Thread created automatically to discuss a document in CD-Media.
Scouting Accuracy Benchmarking Study by: Basel A
This study used 5 teams’ datasets from MSC 2014 to gauge overall quantitative scouting accuracy and to provide recommendations for improving scouting accuracy to all teams.
This study had three purposes: (1) to compare the scouting accuracy of some top Michigan teams; (2) to gauge the overall accuracy of scouting and assess the implications of accuracy on the value of scouting data; and finally (3) to provide recommendations on improving quantitative scouting data collection. There were a few base ways of comparing the teams, and the development of those statistics is explained in the methodology. The teams are presented as case studies of datasets, with only limited information on the methods of data collection and entry. Discussion of overall accuracy is based on the summary statistics and details of the case studies.
Before opening this up, I’d like to provide some of the background for this past study. It came out of my concern about 3322’s scouting this season. We switched from a paper-only system to an entirely redesigned paper-to-digital system between Week 3 and Week 5. There were then additional changes to the system from Week 5 to MSC. With so many changes going on, I did not feel confident about the accuracy of our data. Following MSC, I began asking around for teams’ datasets from MSC to compare with ours. We collected 4 from elite teams, and the data from these 5 teams became this study.
I decided to allow the teams involved to remain anonymous. If the teams would like to come forward, they’re free to do so.
If any other teams would like to add their (MSC 2014) data to the study, I’d be happy to take it. Just send me a PM for my email, and once I’ve received it, I’ll get right on adding your data.
With that, I’d like to open this up for questions or comments.

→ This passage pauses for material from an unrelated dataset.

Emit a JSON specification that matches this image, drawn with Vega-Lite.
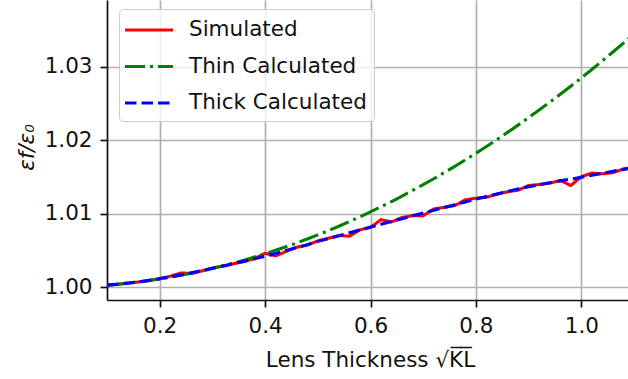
{
  "$schema": "https://vega.github.io/schema/vega-lite/v6.json",
  "autosize": {"type": "none"},
  "width": 527,
  "height": 300,
  "padding": {"left": 107, "top": 0, "right": 0, "bottom": 79},
  "background": "white",
  "config": {
    "font": "DejaVu Sans",
    "view": {"stroke": null},
    "axis": {
      "labelFont": "DejaVu Sans",
      "labelFontSize": 21.5,
      "labelColor": "#111111",
      "titleFont": "DejaVu Sans",
      "titleFontSize": 21.5,
      "titleFontWeight": "normal",
      "titleColor": "#111111",
      "domainColor": "#111111",
      "domainWidth": 1.7,
      "tickColor": "#111111",
      "tickWidth": 1.7,
      "tickSize": 7,
      "labelPadding": 8,
      "gridColor": "#b0b0b0",
      "gridWidth": 1.7,
      "gridOpacity": 1
    },
    "legend": {
      "labelFont": "DejaVu Sans",
      "labelFontSize": 21.5,
      "labelColor": "#111111"
    }
  },
  "data": {
    "values": [
      {"x": 0.10, "sim": 1.00030, "thin": 1.00029, "thick": 1.00030},
      {"x": 0.12, "sim": 1.00040, "thin": 1.00041, "thick": 1.00042},
      {"x": 0.14, "sim": 1.00058, "thin": 1.00056, "thick": 1.00057},
      {"x": 0.16, "sim": 1.00072, "thin": 1.00073, "thick": 1.00074},
      {"x": 0.18, "sim": 1.00095, "thin": 1.00092, "thick": 1.00093},
      {"x": 0.20, "sim": 1.00116, "thin": 1.00114, "thick": 1.00118},
      {"x": 0.22, "sim": 1.00150, "thin": 1.00138, "thick": 1.00142},
      {"x": 0.24, "sim": 1.00195, "thin": 1.00164, "thick": 1.00168},
      {"x": 0.26, "sim": 1.00188, "thin": 1.00193, "thick": 1.00196},
      {"x": 0.28, "sim": 1.00222, "thin": 1.00223, "thick": 1.00226},
      {"x": 0.30, "sim": 1.00262, "thin": 1.00257, "thick": 1.00258},
      {"x": 0.32, "sim": 1.00288, "thin": 1.00292, "thick": 1.00290},
      {"x": 0.34, "sim": 1.00320, "thin": 1.00329, "thick": 1.00322},
      {"x": 0.36, "sim": 1.00350, "thin": 1.00369, "thick": 1.00355},
      {"x": 0.38, "sim": 1.00392, "thin": 1.00412, "thick": 1.00388},
      {"x": 0.40, "sim": 1.00462, "thin": 1.00456, "thick": 1.00422},
      {"x": 0.42, "sim": 1.00428, "thin": 1.00503, "thick": 1.00460},
      {"x": 0.44, "sim": 1.00488, "thin": 1.00552, "thick": 1.00500},
      {"x": 0.46, "sim": 1.00545, "thin": 1.00603, "thick": 1.00540},
      {"x": 0.48, "sim": 1.00575, "thin": 1.00657, "thick": 1.00580},
      {"x": 0.50, "sim": 1.00630, "thin": 1.00713, "thick": 1.00625},
      {"x": 0.52, "sim": 1.00668, "thin": 1.00771, "thick": 1.00663},
      {"x": 0.54, "sim": 1.00705, "thin": 1.00831, "thick": 1.00702},
      {"x": 0.56, "sim": 1.00695, "thin": 1.00894, "thick": 1.00741},
      {"x": 0.58, "sim": 1.00782, "thin": 1.00959, "thick": 1.00780},
      {"x": 0.60, "sim": 1.00815, "thin": 1.01026, "thick": 1.00820},
      {"x": 0.62, "sim": 1.00920, "thin": 1.01096, "thick": 1.00858},
      {"x": 0.64, "sim": 1.00890, "thin": 1.01167, "thick": 1.00896},
      {"x": 0.66, "sim": 1.00950, "thin": 1.01241, "thick": 1.00934},
      {"x": 0.68, "sim": 1.00975, "thin": 1.01318, "thick": 1.00972},
      {"x": 0.70, "sim": 1.00975, "thin": 1.01397, "thick": 1.01010},
      {"x": 0.72, "sim": 1.01065, "thin": 1.01477, "thick": 1.01048},
      {"x": 0.74, "sim": 1.01088, "thin": 1.01561, "thick": 1.01086},
      {"x": 0.76, "sim": 1.01112, "thin": 1.01646, "thick": 1.01124},
      {"x": 0.78, "sim": 1.01190, "thin": 1.01734, "thick": 1.01162},
      {"x": 0.80, "sim": 1.01212, "thin": 1.01824, "thick": 1.01200},
      {"x": 0.82, "sim": 1.01225, "thin": 1.01916, "thick": 1.01236},
      {"x": 0.84, "sim": 1.01268, "thin": 1.02011, "thick": 1.01270},
      {"x": 0.86, "sim": 1.01300, "thin": 1.02108, "thick": 1.01304},
      {"x": 0.88, "sim": 1.01322, "thin": 1.02207, "thick": 1.01337},
      {"x": 0.90, "sim": 1.01385, "thin": 1.02309, "thick": 1.01368},
      {"x": 0.92, "sim": 1.01398, "thin": 1.02412, "thick": 1.01396},
      {"x": 0.94, "sim": 1.01418, "thin": 1.02518, "thick": 1.01422},
      {"x": 0.96, "sim": 1.01455, "thin": 1.02627, "thick": 1.01448},
      {"x": 0.98, "sim": 1.01385, "thin": 1.02737, "thick": 1.01473},
      {"x": 1.00, "sim": 1.01505, "thin": 1.02850, "thick": 1.01497},
      {"x": 1.02, "sim": 1.01555, "thin": 1.02965, "thick": 1.01525},
      {"x": 1.04, "sim": 1.01545, "thin": 1.03083, "thick": 1.01552},
      {"x": 1.06, "sim": 1.01560, "thin": 1.03202, "thick": 1.01578},
      {"x": 1.08, "sim": 1.01610, "thin": 1.03324, "thick": 1.01605},
      {"x": 1.10, "sim": 1.01635, "thin": 1.03449, "thick": 1.01630}
    ]
  },
  "encoding": {
    "x": {
      "field": "x",
      "type": "quantitative",
      "scale": {"domain": [0.1, 1.1], "nice": false, "zero": false},
      "axis": {
        "values": [0.2, 0.4, 0.6, 0.8, 1.0],
        "format": ".1f",
        "title": "Lens Thickness √K̅L̅",
        "titleX": 263,
        "titleY": 66,
        "titleBaseline": "alphabetic",
        "titleAlign": "center"
      }
    },
    "color": {
      "type": "nominal",
      "scale": {
        "domain": ["Simulated", "Thin Calculated", "Thick Calculated"],
        "range": ["#ff0000", "#008000", "#0000ff"]
      },
      "legend": {
        "title": null,
        "orient": "none",
        "legendX": 12,
        "legendY": 9,
        "symbolType": "M-1.25,0H2.75",
        "symbolSize": 576,
        "symbolStrokeWidth": 3.1,
        "labelOffset": 35,
        "labelLimit": 400,
        "rowPadding": 11.5,
        "padding": 7,
        "fillColor": "rgba(255,255,255,0.8)",
        "strokeColor": "#cccccc",
        "cornerRadius": 4
      }
    },
    "strokeDash": {
      "type": "nominal",
      "scale": {
        "domain": ["Simulated", "Thin Calculated", "Thick Calculated"],
        "range": [[1, 0], [20, 5, 3, 5], [11.5, 5]]
      },
      "legend": null
    }
  },
  "layer": [
    {
      "mark": {"type": "line", "clip": true, "strokeWidth": 3.1},
      "encoding": {
        "y": {
          "field": "sim",
          "type": "quantitative",
          "scale": {"domain": [0.99827, 1.0391], "nice": false, "zero": false},
          "axis": {
            "values": [1.0, 1.01, 1.02, 1.03],
            "format": ".2f",
            "title": "εf/ε₀",
            "titleFontStyle": "italic",
            "titleAngle": -90,
            "titleX": -74,
            "titleY": 147,
            "titleBaseline": "alphabetic",
            "titleAlign": "center"
          }
        },
        "color": {"datum": "Simulated"},
        "strokeDash": {"datum": "Simulated"}
      }
    },
    {
      "mark": {"type": "line", "clip": true, "strokeWidth": 3.1},
      "encoding": {
        "y": {"field": "thin", "type": "quantitative"},
        "color": {"datum": "Thin Calculated"},
        "strokeDash": {"datum": "Thin Calculated"}
      }
    },
    {
      "mark": {"type": "line", "clip": true, "strokeWidth": 3.1},
      "encoding": {
        "y": {"field": "thick", "type": "quantitative"},
        "color": {"datum": "Thick Calculated"},
        "strokeDash": {"datum": "Thick Calculated"}
      }
    }
  ]
}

This is a great paper, I really enjoyed reading it. In the back of my mind, I have always wanted to run an analysis like this for every team at an event that will give me data, and then give an award to the team with the “best” scouting data using an analysis like this. Of course, thinking grand ideas is far different than implementing them.
The importance of good scouts too often seems undervalued relative to other team positions, and I think that giving a small team award could go a long way toward making scouts have a more enjoyable experience.
Hmm, was hoping for a more complete data set to try and grade the accuracy of OPR for 2014. Still a nice paper, and an interesting first look at accuracy in scouting.
The sample size may be small, but did you find a correlation between amount of data taken and accuracy? (My personal opinion/assumption is that teams generally take way too much data which makes it harder to scout, hurting the data teams actually use).
I tried to do a project like this back in 2012 using data from 2010-2012 (I used 2337’s datasets for this period, 2-3 events per year). While this was somewhat useful in comparing the utility of OPR across different years, I ran into difficulty comparing OPRs directly to scouting data because extrapolating scores from teams’ statistics is a nontrivial task. OPRs are, of course, dependent directly on match scores, so this extrapolation is necessary for comparison. For example, in 2011, tube scoring did not scale linearly. You’d encounter the same problem in 2014 with scores of balls depending on the number of assists. However, it’s definitely a topic worthy of further study.
Interesting question! This isn’t something I originally considered, but I took a look. With only 5 data points, 4 of which are pretty similar in accuracy, I wasn’t optimistic about having a real answer here, but then it got worse. All 5 teams took around the same amount of data! They varied from 16 fields of data to 21. None had exactly the same number, and the most accurate team was in the middle at 18 fields.